Cette proposition fut accueillie avec sympathie ; mais, après la lecture des pièces, cette sympathie fit place à un véritable mouvement d’effroi. Les enquêtes latines, rédigées par ordre de l’évêque de Nantes, nous apportaient le récit de crimes monstrueux, et, bien que la condamnation finale leur appliquât le sceau de la moralité, ce récit, dépourvu d’artifice et d’explications, causa de tels ravages dans l’esprit bienveillant des membres du Comité, leur laissa une impression si profonde, que je fus moi-même effrayé de mon œuvre. Mes documents reprirent immédiatement leur place dans un carton fermé avec soin et sans doute ils y seraient encore si la Providence, sous les traits d’un honorable et excellent confrère, M. Marchegay, l’éditeur bien connu du Chartrier de Thouars, ancien archiviste de Maine-et-Loire et propriétaire en Vendée du domaine des Roches-Baritaud, ne fût venue à mon aide.
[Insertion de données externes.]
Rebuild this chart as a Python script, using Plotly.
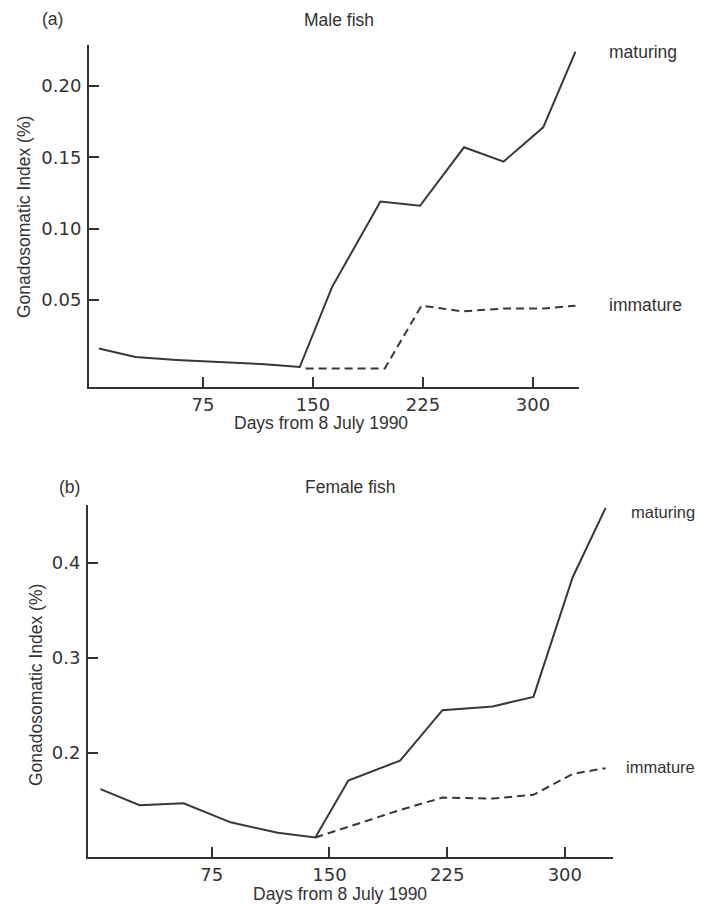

M. Marchegay voulut bien me mettre en rapports avec un descendant des administrés de Gilles de Rais, M. l’abbé Bossard, qui, séduit, comme moi, par cette figure, entreprenait de son côté d’en écrire l’histoire, sans rien dissimuler des imperfections de son modèle, mais aussi en laissant leur place légitime aux côtés étranges et romanesques de sa vie, au caractère exemplaire de sa fin. On ne pouvait que se hâter de profiter d’une si bonne fortune ; je ne songeai plus dès lors à un projet que M. l’abbé Bossard, devenu mon ami, était si à même de réaliser en racontant les aventures de Gilles de Rais ; heureux de penser que la mémoire de notre héros n’y perdrait rien et que moi-même, comme Gilles, si j’avais fait le mal, du moins je finissais bien. Mais j’ai publié, à la fin du présent volume, comme Pièces justificatives, une partie des documents originaux qui ont servi à sa composition, et notamment la presque totalité du procès criminel de Gilles de Rais[3]. Toutes ces pièces sont inédites et j’ai indiqué l’origine de chacune. Le procès du maréchal de Rais a eu, du reste, un tel retentissement qu’il est peu de bibliothèques importantes qui n’en possède, en tout ou en partie, une copie plus ou moins ancienne, soit isolée, soit comprise dans les collections des procès célèbres. Ayant l’original des documents entre les mains, il n’y avait rien à tirer de ces copies dont le catalogue serait sans intérêt. Je me bornerai à citer, parmi celles qui, à défaut de l’original, pourraient présenter un caractère authentique, une expédition faite en 1530 par Gilles Le Rouge, ancien sénateur de Milan, puis conseiller au Grand Conseil et président du parlement de Bretagne[4] et une autre expédition faite en 1556 par le Conseil de Bretagne[5].

R. M.

  1. Publiée dans la Revue de France, t. XX, p. 977.
  2. Du Cange a utilisé l’enquête française, que je publie, pour son Dictionnaire.
  3. En supprimant, par voie de coupures que j’ai indiquées quelques passages sans intérêt et pour lesquels on prononcerait le huis-clos en cour d’assises.
  4. V. Pièces justificatives, page CXLI, note I.
  5. Arch. nationales, V 785, p. 1 à 70, et 188 à 215 vo « (copie complète de la procédure française devant Pierre de l’Hôpital, suivie du récit de l’exécution de Gilles). Parmi les copies que possède la Bibliothèque nationale, citons une copie ancienne de la procédure canonique (cotée ms. lat. 17663), en tête de laquelle se trouve une miniature récente et de fantaisie, représentant Gilles de Rais devant ses juges ; et une copie moderne de l’enquête française, suivant une expédition donnée par le Conseil de Bretagne (ms. fr. 3876, ff. 105-128).